A function can return a reference. But the object must remain in scope after the function has ended. In the following code, the returned reference would be invalid because the referenced object was a stack variable that died long ago. Some compilers will compile this code without a warning, but that is not as per the C++ standard. Your code might run in simple programs like the one shown here, if you are accessing the variable before the memory location is overwritten. This is due to sheer luck. Don't ignore the warning.

int& fx()
{
    int x = 17;
 
    int& t = x;
 
    return t;
}
 
int main()
{
    // k is invalid because
    // it references an object
    // that is dead long ago
    int& k = fx();
 
    return 0;
}

The following code has no problems because the returned reference is to an int that is in scope.
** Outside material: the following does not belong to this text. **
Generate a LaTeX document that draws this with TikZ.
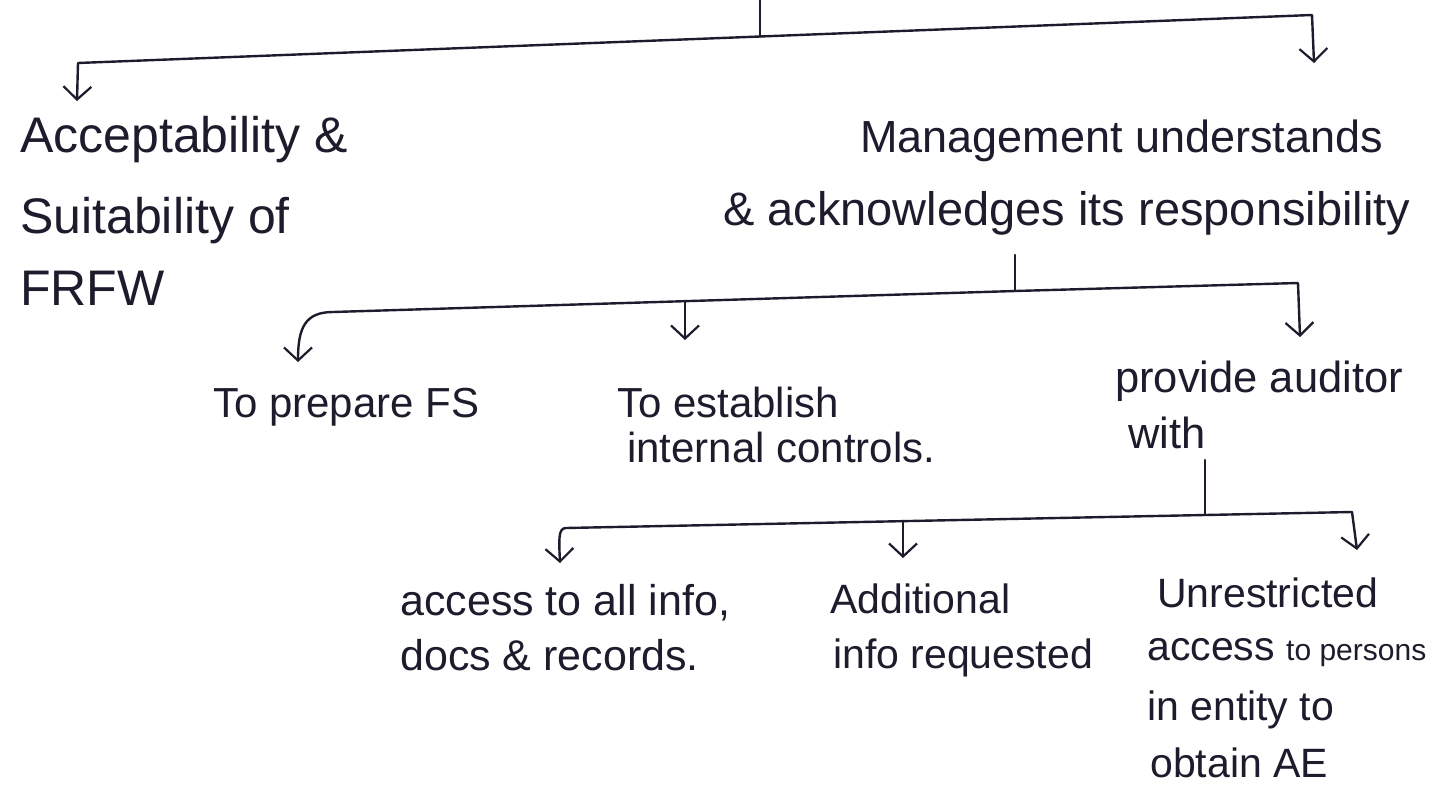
\documentclass[tikz,border=0pt]{standalone}
\usepackage{fontspec}
\setmainfont{Liberation Sans}
\usetikzlibrary{arrows.meta}
\definecolor{ink}{RGB}{28,28,45}
\begin{document}
\begin{tikzpicture}[x=1pt,y=-1pt,
  inkline/.style={draw=ink,line width=2.4pt,line cap=round,line join=round},
  arr/.style={inkline,-{Straight Barb[length=13pt,width=28pt,line width=2.2pt]}},
  lbl/.style={anchor=base west,inner sep=0pt,text=ink},
  bigl/.style={lbl,font=\fontsize{50}{60}\selectfont},
  big/.style={lbl,font=\fontsize{45}{54}\selectfont},
  bigw/.style={lbl,font=\fontsize{47}{56}\selectfont},
  midl/.style={lbl,font=\fontsize{42}{50}\selectfont},
  midw/.style={lbl,font=\fontsize{43.5}{52}\selectfont},
  small/.style={lbl,font=\fontsize{41}{49}\selectfont},
  smallw/.style={lbl,font=\fontsize{43}{51}\selectfont}]
\useasboundingbox (0,0) rectangle (1445,803);

% ---------- texts ----------
\node[bigl] (acc1) at (20,152) {Acceptability \&};
\node[bigl] (acc2) at (20,233) {Suitability of};
\node[bigl] (acc3) at (20,305) {FRFW};
\node[big] (mg1) at (860,152) {Management understands};
\node[bigw] (mg2) at (723,225) {\& acknowledges its responsibility};

\node[midl] (fs) at (213,417) {To prepare FS};
\node[midl] (ic1) at (617,417) {To establish};
\node[midl] (ic2) at (627,462) {internal controls.};
\node[midw] (pa1) at (1115,392) {provide auditor};
\node[midw] (pa2) at (1128,448) {with};

\node[smallw] (b11) at (400,615) {access to all info,};
\node[smallw] (b12) at (400,670) {docs \& records.};
\node[small] (b21) at (830,613) {Additional};
\node[small] (b22) at (833,668) {info requested};
\node[small] (b31) at (1157,607) {Unrestricted};
\node[small] (b32) at (1147,660) {access {\fontsize{30}{36}\selectfont to persons}};
\node[small] (b33) at (1147,720) {in entity to};
\node[small] (b34) at (1150,777) {obtain AE};

% ---------- level 1 ----------
\coordinate (top) at (760,0);
\coordinate (j1) at (760,36.5);
\coordinate (l1L) at (78,63);
\coordinate (l1R) at (1312,15);
\coordinate (a1L) at (77,101);
\coordinate (a1R) at (1314,63);
\draw[inkline] (top) -- (j1);
\draw[arr] (j1) -- (l1L) -- (a1L);
\draw[arr] (j1) -- (l1R) -- (a1R);

% ---------- level 2 ----------
\coordinate (j2top) at (1015,255);
\coordinate (j2) at (1015,291);
\coordinate (l2L) at (333,312);
\coordinate (l2R) at (1298,283);
\coordinate (a2L) at (298,362);
\coordinate (l2M) at (685,301);
\coordinate (a2M) at (685,340);
\coordinate (a2R) at (1300,337);
\draw[inkline] (j2top) -- (j2);
\draw[arr] (j2) -- (l2L) .. controls (305,312) and (298,328) .. (a2L);
\draw[arr] (j2) -- (l2R) -- (a2R);
\draw[arr] (l2M) -- (a2M);

% ---------- level 3 ----------
\coordinate (j3top) at (1205,460);
\coordinate (j3) at (1205,515);
\coordinate (l3L) at (566,528);
\coordinate (l3R) at (1352,512);
\coordinate (a3L) at (560,563);
\coordinate (l3M) at (903,521);
\coordinate (a3M) at (903,558);
\coordinate (a3R) at (1357,550);
\draw[inkline] (j3top) -- (j3);
\draw[arr] (j3) -- (l3L) .. controls (558,528) and (559,540) .. (a3L);
\draw[arr] (j3) -- (l3R) -- (a3R);
\draw[arr] (l3M) -- (a3M);
\end{tikzpicture}
\end{document}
But nobody writes this code in practice because the input argument is being returned back as a reference, which is redundant.

int& fx(int& x)
{
    int& t = x;
 
    return t;
}
 
int main()
{
    int y = 87;
 
    // k is a reference to y only
    int& k = fx(y);
 
    return 0;
}

The following code is correct as far as returning a reference is concerned, because you are returning a reference to an object that has been created on the heap, and therefore continues to stay there even after fx has exited without deleting the allocation. This code, though seemingly correct, will lead to a memory leak, because there is no call to delete for releasing the heap allocation.

int& fx()
{
    int *i = new int;
 
    *i = 99;
 
    return *i;
}
 
int main()
{
    int y = fx();
 
    cout << y << endl;
 
    return 0;
}

So how to release the heap memory? You might think that the following code will release the heap allocation. But it won't compile.

int& fx()
{
    int *i = new int;
 
    *i = 99;
 
    return *i;
}
 
int main()
{
    int y = fx();
 
    cout << y << endl;
 
    // COMPILER ERROR
    delete y;
 
    return 0;
}

The following code shows the right way. As you must have seen by now that returning by reference is not that easy as it might seem. It can lead to bugs and memory leaks, if not carefully done.

int& fx()
{
    int *i = new int;
 
    *i = 99;
 
    return *i;
}
 
int main()
{
    int& y = fx();
 
    cout << y << endl;
 
    delete &y;
 
    return 0;
}

Is a return by reference of any use at all? You might be surprised that it is one of the most used features, and we have been using it almost daily, un-knowingly. It is mostly used during operator overloading, for example, during "chaining" the cout and cin that we have been using till today. The code - cout << "A" - displays A to the monitor, and returns a reference to cout which can be chained to the next insertion operator - cout << "A" << 88 << x << endl;

const References

A constant reference is declared with the const keyword. The referenced object cannot be altered through a const reference. The following code gives an error because x is a const reference and it cannot be altered.

int main()
{
    int i = 99;
 
    const int& x = i;
 
    // COMPILER ERROR
    x++;
 
    return 0;
}

Un-necessary copies can be avoided by passing function arguments as const references instead of by value. For a detailed discussion please refer the video for this tutorial.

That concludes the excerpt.